% -*- TeX-master: "report.tex" -*-

%Case study

We studied a distributed browser cache as a concrete example of an
application using InHome. Rather than always going to the origin
server to retrieve web content, we first see whether any local peers
have already retrived and stored it in their cache.

This application is implemented as a Mozilla Firefox plugin. The
plugin intercepts HTTP requests and dispatches a query to InHome for
each. If a response is not received within 200 milliseconds (or if the
page is not available), the plugin retrieves the data from the origin server. Pages are identified via their URL, so two identical web objects in different
locations would be treated as separate objects. 200 millseconds was
chosen based on empirical measurements of local area latency balanced
with a desire to avoid worsening the browser experience.
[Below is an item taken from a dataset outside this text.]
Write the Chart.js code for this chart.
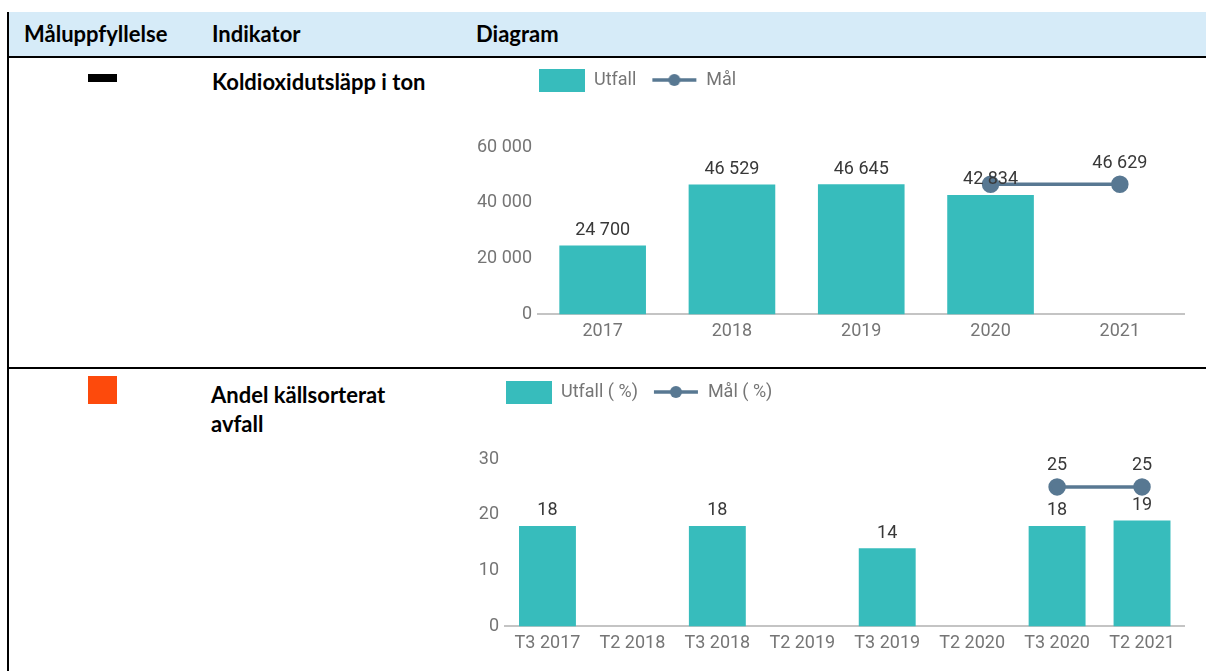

In addition, every time a new object is added to the cache, the plugin
inserts the new object into the InHome system, allowing the computer
to serve the new object to other peers. The plugin also removes pages
with expired TTLs, ensuring that clients always fetch the latest
version of dynamic pages.

\subsection{Security and Caching Policy}

Security is an exceptionally important and challenging problem for a
web cache. Critical business is executed over the Internet, and
retrieving pages from local clients opens up many new avenues of fraud
and phishing attacks. Guaranteeing security is exceptionally
difficult, however, because content is not static or self-certifying.

If we were allowed to make radical changes to the status quo, we could
have servers cryptographically sign their content. At the moment,
though, this is impossible. Instead, we make sure that no compromising
pages are cached by excluding pages with SSL encryption or pages with
password fields.

Our final caching policy can be written as follows:

\begin{itemize}
\item If the URL is SSL-encrypted (e.g. HTTPS protocol), fall back to
  the origin server (for obvious reasons.)
\item Attempt to retrieve data from InHome. Timeout after 200
  milliseconds.
\item Fall back to the origin server if the query was unsucessful.
\item If the data contains a password field, fall back to the origin
  server (this prevents malicious peers from attempting to steal
  passwords.)
\end{itemize}

%Selfish Nodes
%
%Without modifying the protocol, there is literally no way to deal with this. To get a partial solution, we'd have to allow nodes to evesdrop on 

\subsection{Bandwidth Savings}

The efficacy of this system is dependant on how similar user browsing
habits are. The internet is vast -- if different users usually visit
different sites, this scheme is useless. Fortunately, this is not the
case. We analyzed multiple sets of users traces and constructed a
statistical model to analyze multiuser web browsing behavior.

\subsubsection{University of California, Berkeley}

The first trace we studied was a four-hour trace from November, 1996
from U. C. Berkeley~\cite{uc_berkel_home_ip_web_traces_days}. A
cross-section of student, staff, and faculty agreed to install
internet tracking software on their home computers, and the results
were anonymized and made public. Since these traces were from the
client computers, it is possible to figure out which requests were
served by the local browser cache and exclude them from the
measurements.

Analyzing the trace, 24.3\% of web requests are for web objects
previously requested by a different client. Factoring web object sizes
in, applying InHome could save 27.6\% of total bandwidth.

\subsubsection{IRCache}

The second set of traces is from a public caching server that provides
its data for research purposes called IRCache~\cite{ircac}. Unlike the
Berkeley traces or the typical use case for this system, IRCache data
is gathered from a set of users scattered throughout an entire
city. However, this trace can still serve as a good lower bound for
hit rate and bandwidth savings -- browsing habits could only become
more similar if confined to a smaller geographical area.

Since this trace is from an entire day of requests, its more
representative of the cache duration that our solution
provides. Although the records don't clearly identify differing
clients, we know that requests served by the local browser cache will
not appear in the trace output.

Analyzing the trace, 37.6\% of web requests are for web objects
previously requested by a different client. Factoring web object sizes
in, applying InHome could save 41.5\% of total bandwidth.

\subsubsection{Statistical Model}

Prior work has shows that the Zipf Model accurately represents user
browsing behavior~\cite{breslan99:_zipf}. Our model uses a set of 1000
independent Zipf distributions to model clients, with each
distribution using $N = 50000$. In addition, each client randomizes
the order of the top 100 sites to vary user behavior. Since these top
100 sites represent over 50\% of all requests, we've determined that
this change produces enough variance to accurately measure the
behavior of multiple users.

Running our statistical tests, 43.2\% of web requests are for web
objects previously requested by a different client. Factoring web
object sizes in, applying InHome could save 45.7\% of total bandwidth.